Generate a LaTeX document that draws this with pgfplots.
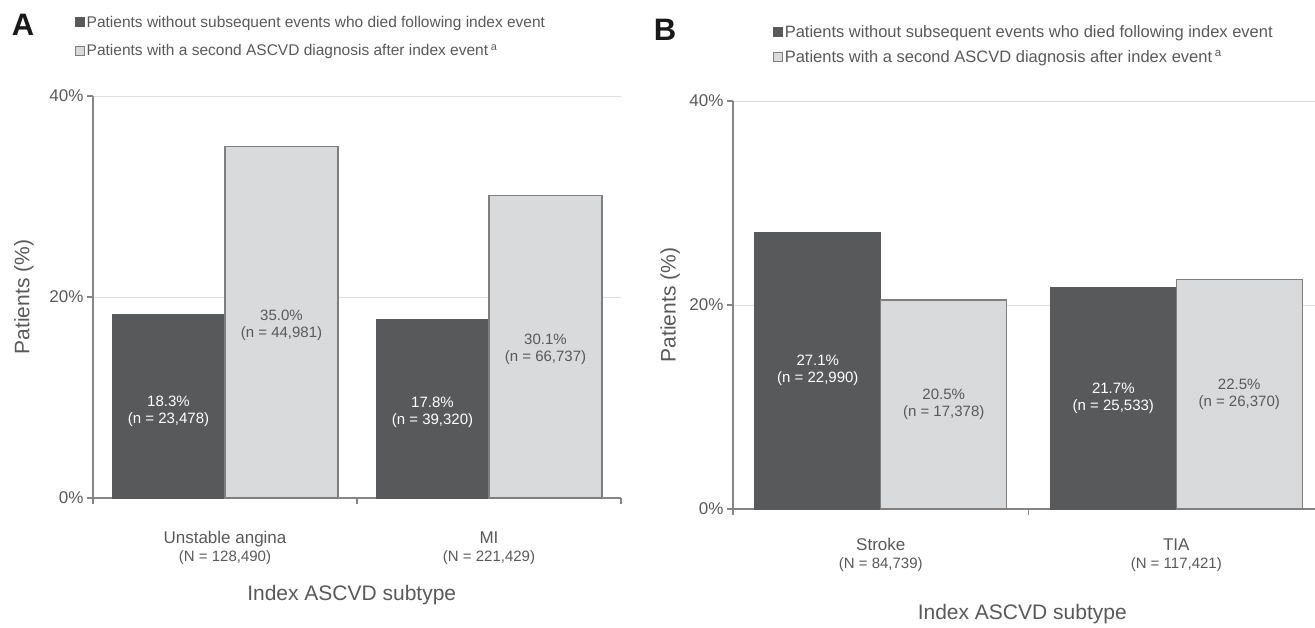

==

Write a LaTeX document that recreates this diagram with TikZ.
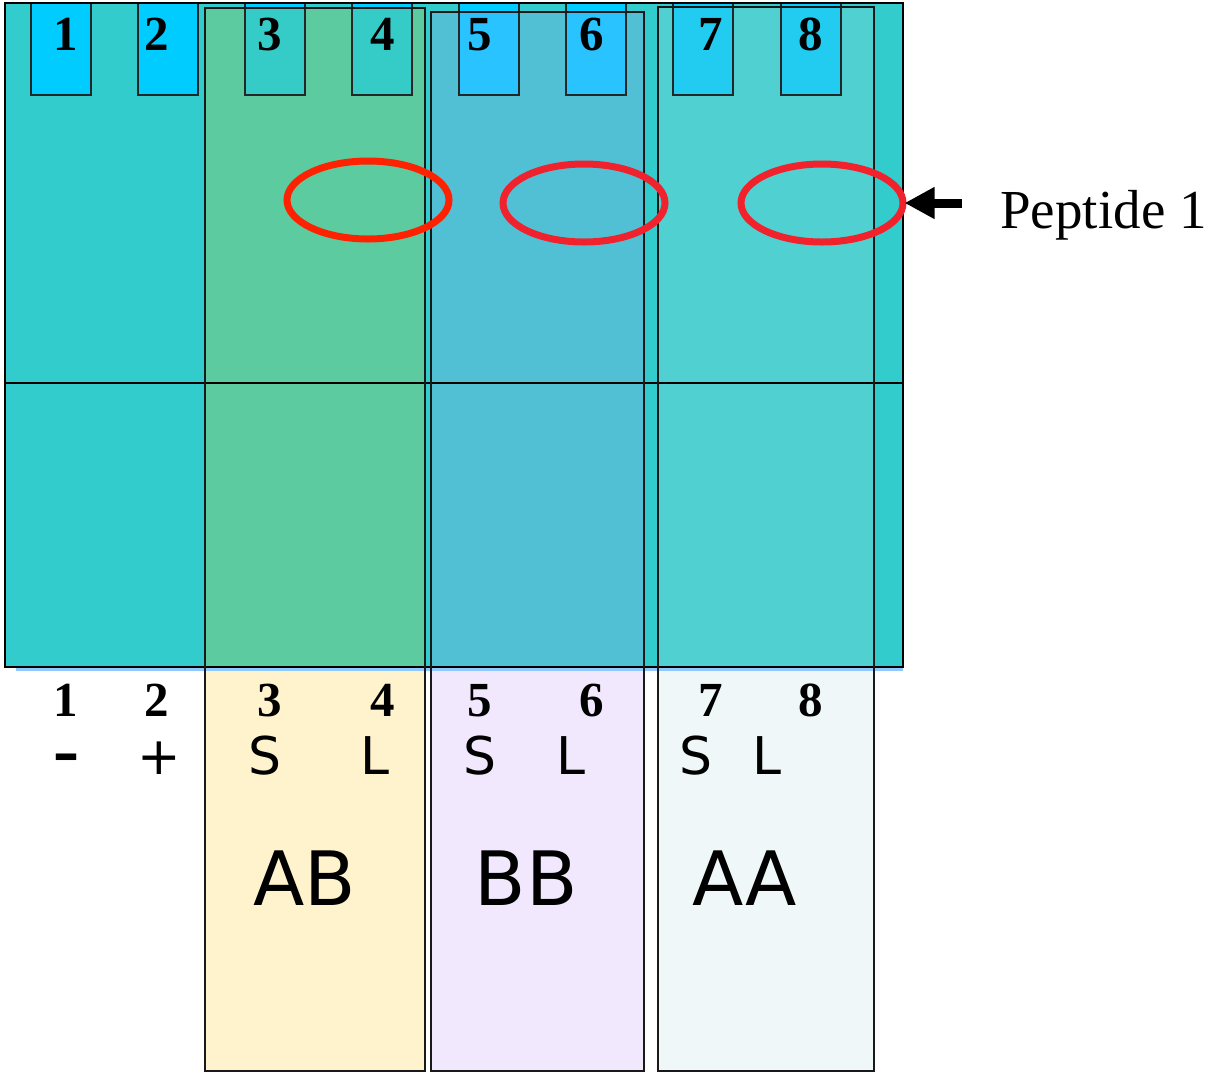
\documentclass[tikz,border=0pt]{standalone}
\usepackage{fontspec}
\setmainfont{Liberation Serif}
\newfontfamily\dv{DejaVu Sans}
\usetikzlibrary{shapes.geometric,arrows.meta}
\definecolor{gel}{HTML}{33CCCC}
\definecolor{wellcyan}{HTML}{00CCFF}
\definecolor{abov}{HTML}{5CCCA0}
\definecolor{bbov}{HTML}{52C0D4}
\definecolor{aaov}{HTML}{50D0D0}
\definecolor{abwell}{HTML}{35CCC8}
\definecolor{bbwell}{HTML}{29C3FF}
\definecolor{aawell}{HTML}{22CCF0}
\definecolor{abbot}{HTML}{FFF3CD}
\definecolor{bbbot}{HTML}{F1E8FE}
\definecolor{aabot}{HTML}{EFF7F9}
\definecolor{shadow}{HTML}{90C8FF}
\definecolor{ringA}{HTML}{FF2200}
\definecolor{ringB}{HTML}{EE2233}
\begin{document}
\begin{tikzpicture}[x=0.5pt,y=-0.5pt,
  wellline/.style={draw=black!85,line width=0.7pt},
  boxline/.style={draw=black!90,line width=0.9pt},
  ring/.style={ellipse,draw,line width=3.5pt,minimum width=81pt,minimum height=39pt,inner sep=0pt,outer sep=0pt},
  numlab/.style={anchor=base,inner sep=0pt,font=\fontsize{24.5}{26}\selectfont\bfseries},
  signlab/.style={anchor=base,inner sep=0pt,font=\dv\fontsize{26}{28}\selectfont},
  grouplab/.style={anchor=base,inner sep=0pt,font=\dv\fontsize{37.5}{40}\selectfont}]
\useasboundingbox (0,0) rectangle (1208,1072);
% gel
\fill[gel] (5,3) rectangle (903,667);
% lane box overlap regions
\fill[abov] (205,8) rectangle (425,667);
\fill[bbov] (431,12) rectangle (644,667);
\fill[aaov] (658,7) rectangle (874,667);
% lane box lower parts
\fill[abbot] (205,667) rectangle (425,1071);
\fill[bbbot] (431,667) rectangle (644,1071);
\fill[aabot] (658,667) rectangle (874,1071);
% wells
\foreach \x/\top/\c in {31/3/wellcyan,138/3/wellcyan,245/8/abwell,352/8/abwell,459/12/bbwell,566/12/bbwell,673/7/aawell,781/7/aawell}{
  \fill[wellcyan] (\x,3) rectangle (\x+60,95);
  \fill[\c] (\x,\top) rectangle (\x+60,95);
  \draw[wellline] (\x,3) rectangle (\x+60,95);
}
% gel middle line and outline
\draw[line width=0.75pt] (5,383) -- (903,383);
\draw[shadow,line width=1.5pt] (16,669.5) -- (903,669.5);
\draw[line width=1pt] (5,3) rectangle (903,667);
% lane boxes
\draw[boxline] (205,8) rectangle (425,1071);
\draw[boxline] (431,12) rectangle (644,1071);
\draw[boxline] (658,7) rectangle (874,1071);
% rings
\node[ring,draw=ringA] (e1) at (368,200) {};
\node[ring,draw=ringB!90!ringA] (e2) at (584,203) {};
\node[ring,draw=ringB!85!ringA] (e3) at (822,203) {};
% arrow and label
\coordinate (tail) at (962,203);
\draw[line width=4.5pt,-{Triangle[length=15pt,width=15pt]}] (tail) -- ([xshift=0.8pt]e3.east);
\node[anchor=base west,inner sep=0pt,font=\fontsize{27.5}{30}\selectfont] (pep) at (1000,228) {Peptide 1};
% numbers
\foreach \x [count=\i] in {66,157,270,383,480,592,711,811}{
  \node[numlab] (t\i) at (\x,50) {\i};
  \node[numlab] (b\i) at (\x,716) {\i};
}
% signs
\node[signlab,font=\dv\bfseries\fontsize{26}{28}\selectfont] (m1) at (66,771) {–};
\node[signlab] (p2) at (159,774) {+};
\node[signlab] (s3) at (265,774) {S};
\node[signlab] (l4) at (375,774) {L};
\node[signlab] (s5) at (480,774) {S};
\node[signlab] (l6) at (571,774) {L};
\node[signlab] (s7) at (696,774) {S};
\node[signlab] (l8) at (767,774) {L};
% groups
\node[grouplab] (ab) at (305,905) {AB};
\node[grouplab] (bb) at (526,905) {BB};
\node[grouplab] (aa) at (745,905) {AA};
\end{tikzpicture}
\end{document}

» **JOB**: Report how many lines of the data contain the word "that", using the number alone.

» **TASK ANSWER**: 2